James Tidwell June 22, 2018

When Dow Jones was started in the year 1896, GE was one of its pioneer components. Now, in 2018, it is being removed from the S&P 500 Component Index.

GE, the maker of light bulbs is being replaced by Walgreens Boots Alliance in the S&P Dow Jones Indices. After performing well for 110 years, General Electric is removed from S&P due to its low performance and rising financial trouble.

The announcement made on Tuesday will remove the stock from the 30-stock index.

GE is facing some troubling moments for the past few years. There are troubles like bad deals, decreasing jobs, selling away of a stock dividend, etc.

General Electric spokeswoman says that the company will be focusing on bringing back the company to its feet. Paying back debts, selling off businesses like the railroad division, etc., are some measures taken to bring back the company to its former financial strength.

The Dow which is price-weighted will be a better measure of the shape of the economy, after the exit of GE, says the chairman, David Blitzer of the S&P index committee.
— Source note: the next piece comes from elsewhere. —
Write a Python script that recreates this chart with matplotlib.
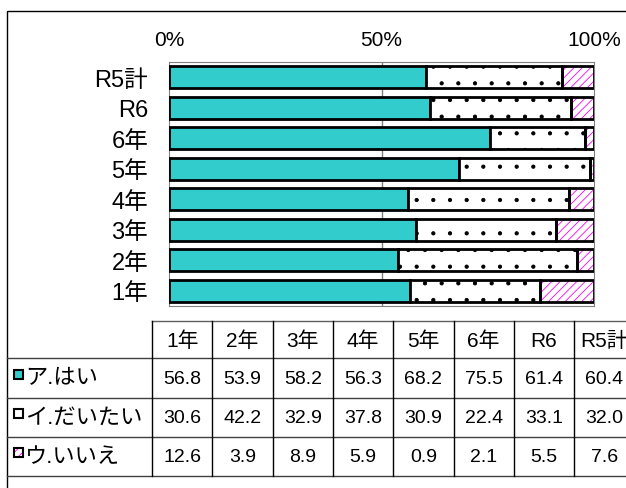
import matplotlib.pyplot as plt
from matplotlib.patches import Rectangle

plt.rcParams['font.family'] = ['Liberation Sans', 'Noto Sans CJK JP', 'DejaVu Sans']
plt.rcParams['hatch.linewidth'] = 0.6

# data (table column order, bottom bar first)
groups = ['1年', '2年', '3年', '4年', '5年', '6年', 'R6', 'R5計']
hai = [56.8, 53.9, 58.2, 56.3, 68.2, 75.5, 61.4, 60.4]
daitai = [30.6, 42.2, 32.9, 37.8, 30.9, 22.4, 33.1, 32.0]
iie = [12.6, 3.9, 8.9, 5.9, 0.9, 2.1, 5.5, 7.6]
series_names = ['ア.はい', 'イ.だいたい', 'ウ.いいえ']

W, H = 626, 489
fig = plt.figure(figsize=(W / 100, H / 100), dpi=100)

# overlay in pixel coordinates for frame + table
ov = fig.add_axes([0, 0, 1, 1])
ov.set_xlim(0, W)
ov.set_ylim(H, 0)
ov.axis('off')
ov.add_patch(Rectangle((7, 12), 700, 600, fill=False, edgecolor='black', lw=1))

# bar chart
ax = fig.add_axes([169 / W, 1 - 307 / H, (594 - 169) / W, (307 - 63) / H])
y = list(range(len(groups)))
left2 = hai
left3 = [a + b for a, b in zip(hai, daitai)]
bh = 0.72

ax.barh(y, hai, height=bh, color='#33CCCC', edgecolor='black', lw=2, zorder=3)
ax.barh(y, daitai, left=left2, height=bh, color='white', edgecolor='black',
        hatch='.', lw=0, zorder=3)
ax.barh(y, daitai, left=left2, height=bh, color='none', edgecolor='black', lw=2, zorder=4)
ax.barh(y, iie, left=left3, height=bh, color='white', edgecolor='#FF00FF',
        hatch='////', lw=0, zorder=3)
ax.barh(y, iie, left=left3, height=bh, color='none', edgecolor='black', lw=2, zorder=4)

ax.set_xlim(0, 100)
ax.set_ylim(-0.5, len(groups) - 0.5)
ax.axvline(50, color='#808080', lw=1, zorder=1)
for s in ax.spines.values():
    s.set_color('#808080')
ax.set_xticks([0, 50, 100])
ax.set_xticklabels(['0%', '50%', '100%'], fontsize=15)
ax.xaxis.tick_top()
ax.tick_params(axis='x', length=0, pad=9)
ax.set_yticks(y)
ax.set_yticklabels(groups, fontsize=17)
ax.tick_params(axis='y', length=0, pad=15)

# data table
col_x = [152 + 60.3 * k for k in range(len(groups) + 1)]
row_y = [322, 359, 399, 438, 477]
ov.plot([152, W], [row_y[0], row_y[0]], color='#606060', lw=1)
for ry in row_y[1:]:
    ov.plot([7, W], [ry, ry], color='#404040', lw=1)
for cx in col_x:
    ov.plot([cx, cx], [row_y[0], row_y[-1]], color='black', lw=1)

for j, g in enumerate(groups):
    ov.text((col_x[j] + col_x[j + 1]) / 2, (row_y[0] + row_y[1]) / 2 + 1, g,
            ha='center', va='center', fontsize=15)

rows = [hai, daitai, iie]
for i, vals in enumerate(rows):
    cy = (row_y[i + 1] + row_y[i + 2]) / 2
    for j, v in enumerate(vals):
        ov.text((col_x[j] + col_x[j + 1]) / 2, cy, f'{v:.1f}',
                ha='center', va='center', fontsize=14)
    ov.text(25, cy, series_names[i], ha='left', va='center', fontsize=16)

# legend keys
ov.add_patch(Rectangle((14, 371), 9, 9, facecolor='#33CCCC', edgecolor='black', lw=1.5))
ov.add_patch(Rectangle((14, 410), 9, 9, facecolor='white', edgecolor='black', lw=1.5))
ov.add_patch(Rectangle((14, 449), 9, 9, facecolor='white', edgecolor='#FF00FF',
                       hatch='////', lw=0))
ov.add_patch(Rectangle((14, 449), 9, 9, fill=False, edgecolor='black', lw=1.5))

fig.savefig('out.png', dpi=100)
The plunging price of GE is the cause for its exit, he says.

Further, Blitz adds that sectors like healthcare, tech, bank, consumer companies are playing a more crucial role in the economy.

The company to replace General Electric (GE) is Walgreens Boots Alliance Inc (WBA).

Earlier in 2015, a major change in the Dow was made, when Apple was replaced by AT&T. Now it is the turn of GE.

On Tuesday, GE saw a further 2% decrease in its share prices today, after trading hours on Tuesday. The company has been the lowest priced-share on the market. Over the past 12 months, the company stock has lost almost 55%, while in this year alone it has lost almost 25%.